During the eight-day trek, scientists ascended 3250 m, documenting the locations and extent of recent surface deformations relating to natural hazards such as rock falls, landslides and glacial outburst floods. This information is particularly valuable for ESA Climate Change Initiative research fellow, Romy Schlögel, who is currently using Earth observation data to monitor how climate change is affecting Mount Makalu.
Over recent decades, changes in climate have affected the stability of natural and engineered slopes, which can lead to landslides (Gariano & Guzzetti, 2016). In particular, rock avalanches may be becoming larger because of rock-permafrost degradation.
However, little is known about the effects of climate and its variation on slope stability, landslide hazards, and the related risk.
To investigate this problem Dr Schlögel has been using synthetic aperture radar (SAR) interferometry time-series data from the Copernicus Sentinel-1 mission to detect high hazard activity and possibly, evaluate the relationships between the meteorological conditions known to trigger particular hazards.

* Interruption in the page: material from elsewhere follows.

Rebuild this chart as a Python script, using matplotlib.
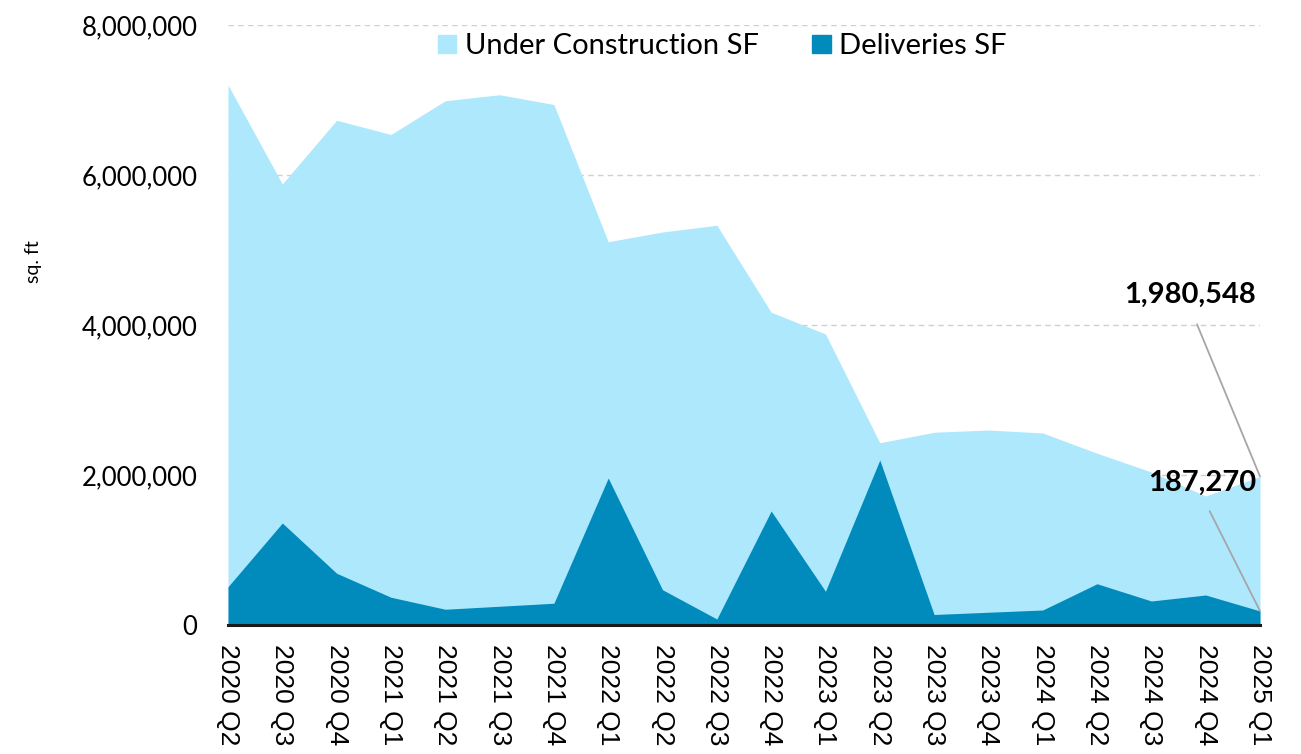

The expedition team is logging the locations of recent mass movements and glacial outburst flood events, which in turn will help Dr Schlögel. Georeferenced photographs of source or deposit areas affected by these phenomena will also help to validate their detection by satellite data.
The expedition was led by Swedish explorer, Carina Ahlqvist. Once the team arrives at base camp, she will prepare for her attempt to be the first Scandinavian woman to climb Mount Makalu.
Meanwhile, the research team will move onto the second science objective, the Barun glacier, where they will take measurements and samples to assess the age of the moraines site by recording data as spatial information, rock strength or layers structures. More information on the methods of data collecting will be given in next week’s post.
Gariano, S. L., & Guzzetti, F. (2016). Landslides in a changing climate. Earth-Science Reviews, 162, 227–252. (https://www.sciencedirect.com/science/article/pii/S0012825216302458)
Schlögel, R., Malet, J.-P., Reichenbach, P., Remaître, A., & Doubre, C. (2015). Analysis of a landslide multi-date inventory in a complex mountain landscape: The Ubaye valley case study. Natural Hazards and Earth System Sciences, 15(10). (https://www.nat-hazards-earth-syst-sci.net/15/2369/2015/nhess-15-2369-2015.pdf)